All lines below must be repeated exactly, with the pictures omitted.

+===+

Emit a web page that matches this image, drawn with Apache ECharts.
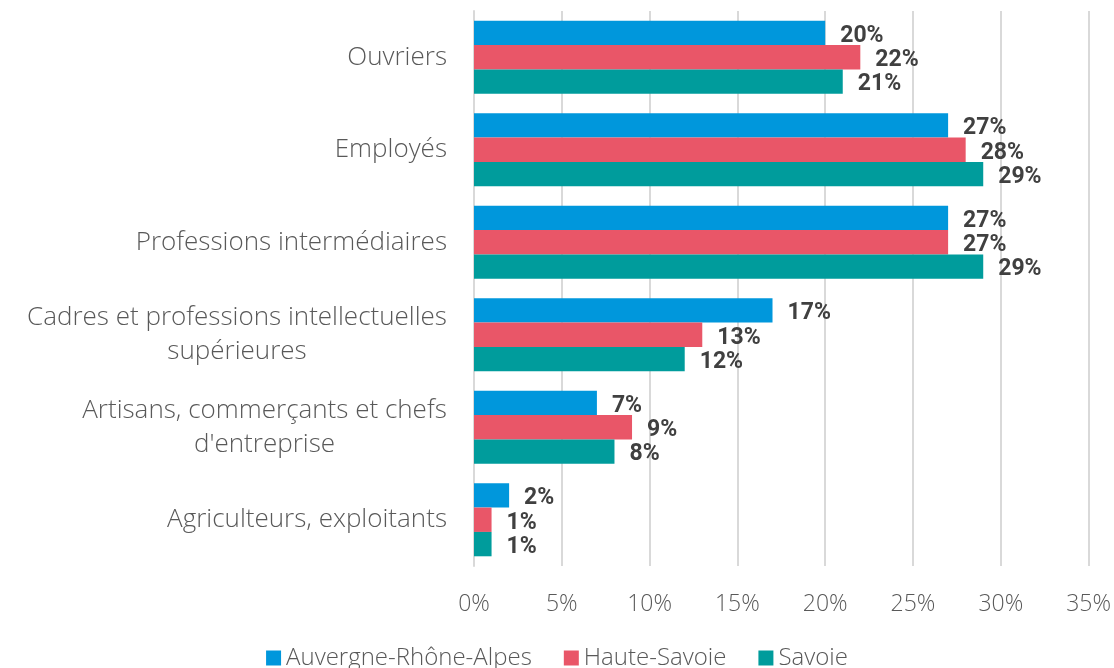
<!DOCTYPE html>
<html>
<head>
<meta charset="utf-8">
<script src="https://cdn.jsdelivr.net/npm/echarts@6/dist/echarts.min.js"></script>
<style>
  html, body { margin: 0; padding: 0; background: #fff; }
  #chart { width: 1114px; height: 668px; }
</style>
</head>
<body>
<div id="chart"></div>
<script>
// catégories socioprofessionnelles (de haut en bas)
const categories = [
    'Ouvriers',
    'Employés',
    'Professions intermédiaires',
    'Cadres et professions intellectuelles\nsupérieures',
    'Artisans, commerçants et chefs\nd\'entreprise',
    'Agriculteurs, exploitants'
];
const seriesNames = ['Auvergne-Rhône-Alpes', 'Haute-Savoie', 'Savoie'];
const araValues = [20, 27, 27, 17, 7, 2];
const hauteSavoieValues = [22, 28, 27, 13, 9, 1];
const savoieValues = [21, 29, 29, 12, 8, 1];
const colors = ['#0097DC', '#E95668', '#009C9C'];

const LABEL_FONT = 'Open Sans';
const LABEL_WEIGHT = 300;
const LABEL_SIZE = 26;

const chart = echarts.init(document.getElementById('chart'));

// style commun des étiquettes de valeur
const valueLabel = {
    show: true,
    position: 'right',
    distance: 15,
    formatter: '{c}%',
    color: '#404040',
    fontFamily: 'Roboto',
    fontWeight: 'bold',
    fontSize: 23,
    offset: [0, 3]
};

function makeSeries(name, data, color) {
    return {
        name: name,
        type: 'bar',
        data: data,
        barGap: '0%',
        barCategoryGap: '21%',
        itemStyle: { color: color },
        label: valueLabel
    };
}

// mesure du texte pour centrer les lignes des libellés sur deux lignes
const measureCtx = document.createElement('canvas').getContext('2d');
measureCtx.font = LABEL_WEIGHT + ' ' + LABEL_SIZE + 'px ' + LABEL_FONT;
const richStyles = {};
const labelMap = {};
categories.forEach((cat, i) => {
    const lines = cat.split('\n');
    if (lines.length < 2) return;
    const w = Math.ceil(Math.max(...lines.map(l => measureCtx.measureText(l).width)));
    const key = 'c' + i;
    richStyles[key] = {
        width: w, align: 'center',
        fontSize: LABEL_SIZE, fontWeight: LABEL_WEIGHT, fontFamily: LABEL_FONT,
        color: '#595959', lineHeight: 34
    };
    labelMap[cat] = lines.map(l => '{' + key + '|' + l + '}').join('\n');
});

const option = {
    animation: false,
    textStyle: { fontFamily: LABEL_FONT },
    grid: { left: 474, right: 24, top: 11, bottom: 102, containLabel: false },
    legend: {
        top: 641,
        left: 'center',
        itemWidth: 15,
        itemHeight: 15,
        itemGap: 32,
        itemTextGap: 5,
        icon: 'rect',
        textStyle: { color: '#595959', fontSize: 24, fontWeight: LABEL_WEIGHT, fontFamily: LABEL_FONT },
        data: seriesNames
    },
    xAxis: {
        type: 'value',
        min: 0,
        max: 35,
        interval: 5,
        axisLine: { show: false },
        axisTick: { show: false },
        splitLine: { lineStyle: { color: '#D9D9D9', width: 2 } },
        axisLabel: {
            formatter: '{value}%',
            color: '#595959',
            fontSize: 23,
            fontWeight: LABEL_WEIGHT,
            margin: 27
        }
    },
    yAxis: {
        type: 'category',
        inverse: true,
        data: categories,
        axisLine: { show: true, lineStyle: { color: '#D9D9D9', width: 2 } },
        axisTick: { show: false },
        axisLabel: {
            color: '#595959',
            fontSize: LABEL_SIZE,
            fontWeight: LABEL_WEIGHT,
            margin: 27,
            lineHeight: 34,
            formatter: v => labelMap[v] || v,
            rich: richStyles
        }
    },
    series: [
        makeSeries(seriesNames[0], araValues, colors[0]),
        makeSeries(seriesNames[1], hauteSavoieValues, colors[1]),
        makeSeries(seriesNames[2], savoieValues, colors[2])
    ]
};

chart.setOption(option);
</script>
</body>
</html>
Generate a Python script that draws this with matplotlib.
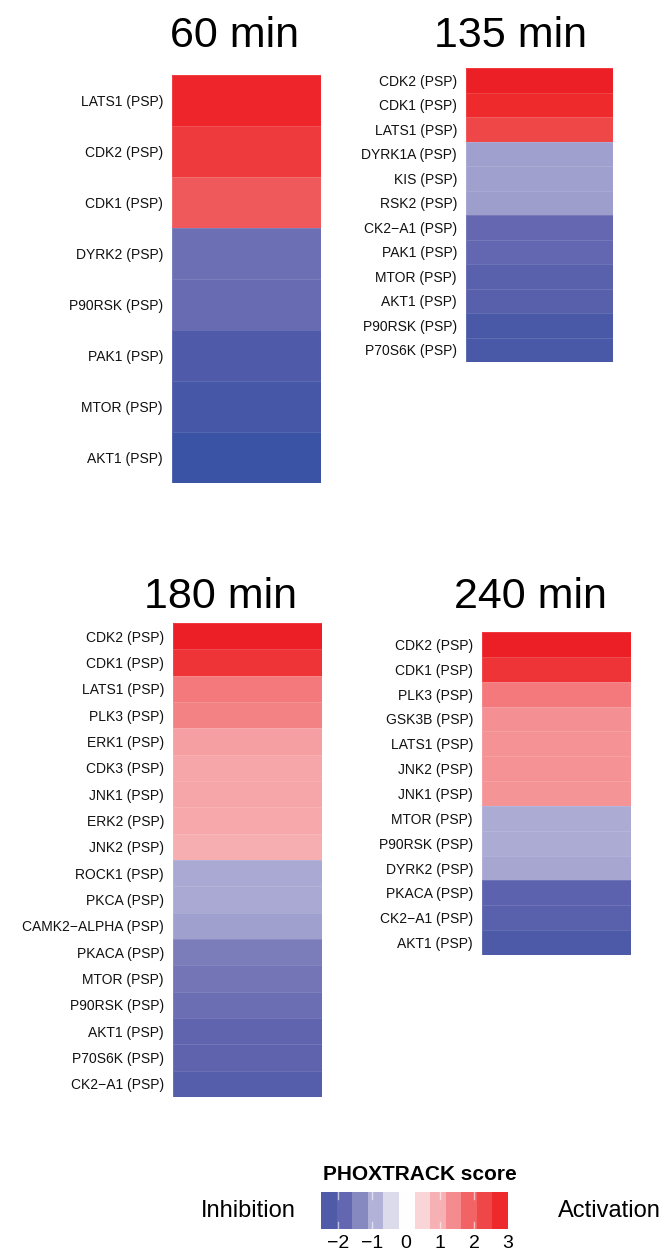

+===+

§ SOLUTION TO THE EXERCISE
Emit a web page that matches this image, drawn with Apache ECharts.
<!DOCTYPE html>
<html>
<head>
<meta charset="utf-8">
<script src="https://cdn.jsdelivr.net/npm/echarts@6/dist/echarts.min.js"></script>
<style>
  html, body { margin: 0; padding: 0; background: #fff; }
  #chart { width: 1114px; height: 668px; }
</style>
</head>
<body>
<div id="chart"></div>
<script>
// catégories socioprofessionnelles (de haut en bas)
const categories = [
    'Ouvriers',
    'Employés',
    'Professions intermédiaires',
    'Cadres et professions intellectuelles\nsupérieures',
    'Artisans, commerçants et chefs\nd\'entreprise',
    'Agriculteurs, exploitants'
];
const seriesNames = ['Auvergne-Rhône-Alpes', 'Haute-Savoie', 'Savoie'];
const araValues = [20, 27, 27, 17, 7, 2];
const hauteSavoieValues = [22, 28, 27, 13, 9, 1];
const savoieValues = [21, 29, 29, 12, 8, 1];
const colors = ['#0097DC', '#E95668', '#009C9C'];

const LABEL_FONT = 'Open Sans';
const LABEL_WEIGHT = 300;
const LABEL_SIZE = 26;

const chart = echarts.init(document.getElementById('chart'));

// style commun des étiquettes de valeur
const valueLabel = {
    show: true,
    position: 'right',
    distance: 15,
    formatter: '{c}%',
    color: '#404040',
    fontFamily: 'Roboto',
    fontWeight: 'bold',
    fontSize: 23,
    offset: [0, 3]
};

function makeSeries(name, data, color) {
    return {
        name: name,
        type: 'bar',
        data: data,
        barGap: '0%',
        barCategoryGap: '21%',
        itemStyle: { color: color },
        label: valueLabel
    };
}

// mesure du texte pour centrer les lignes des libellés sur deux lignes
const measureCtx = document.createElement('canvas').getContext('2d');
measureCtx.font = LABEL_WEIGHT + ' ' + LABEL_SIZE + 'px ' + LABEL_FONT;
const richStyles = {};
const labelMap = {};
categories.forEach((cat, i) => {
    const lines = cat.split('\n');
    if (lines.length < 2) return;
    const w = Math.ceil(Math.max(...lines.map(l => measureCtx.measureText(l).width)));
    const key = 'c' + i;
    richStyles[key] = {
        width: w, align: 'center',
        fontSize: LABEL_SIZE, fontWeight: LABEL_WEIGHT, fontFamily: LABEL_FONT,
        color: '#595959', lineHeight: 34
    };
    labelMap[cat] = lines.map(l => '{' + key + '|' + l + '}').join('\n');
});

const option = {
    animation: false,
    textStyle: { fontFamily: LABEL_FONT },
    grid: { left: 474, right: 24, top: 11, bottom: 102, containLabel: false },
    legend: {
        top: 641,
        left: 'center',
        itemWidth: 15,
        itemHeight: 15,
        itemGap: 32,
        itemTextGap: 5,
        icon: 'rect',
        textStyle: { color: '#595959', fontSize: 24, fontWeight: LABEL_WEIGHT, fontFamily: LABEL_FONT },
        data: seriesNames
    },
    xAxis: {
        type: 'value',
        min: 0,
        max: 35,
        interval: 5,
        axisLine: { show: false },
        axisTick: { show: false },
        splitLine: { lineStyle: { color: '#D9D9D9', width: 2 } },
        axisLabel: {
            formatter: '{value}%',
            color: '#595959',
            fontSize: 23,
            fontWeight: LABEL_WEIGHT,
            margin: 27
        }
    },
    yAxis: {
        type: 'category',
        inverse: true,
        data: categories,
        axisLine: { show: true, lineStyle: { color: '#D9D9D9', width: 2 } },
        axisTick: { show: false },
        axisLabel: {
            color: '#595959',
            fontSize: LABEL_SIZE,
            fontWeight: LABEL_WEIGHT,
            margin: 27,
            lineHeight: 34,
            formatter: v => labelMap[v] || v,
            rich: richStyles
        }
    },
    series: [
        makeSeries(seriesNames[0], araValues, colors[0]),
        makeSeries(seriesNames[1], hauteSavoieValues, colors[1]),
        makeSeries(seriesNames[2], savoieValues, colors[2])
    ]
};

chart.setOption(option);
</script>
</body>
</html>
Generate a Python script that draws this with matplotlib.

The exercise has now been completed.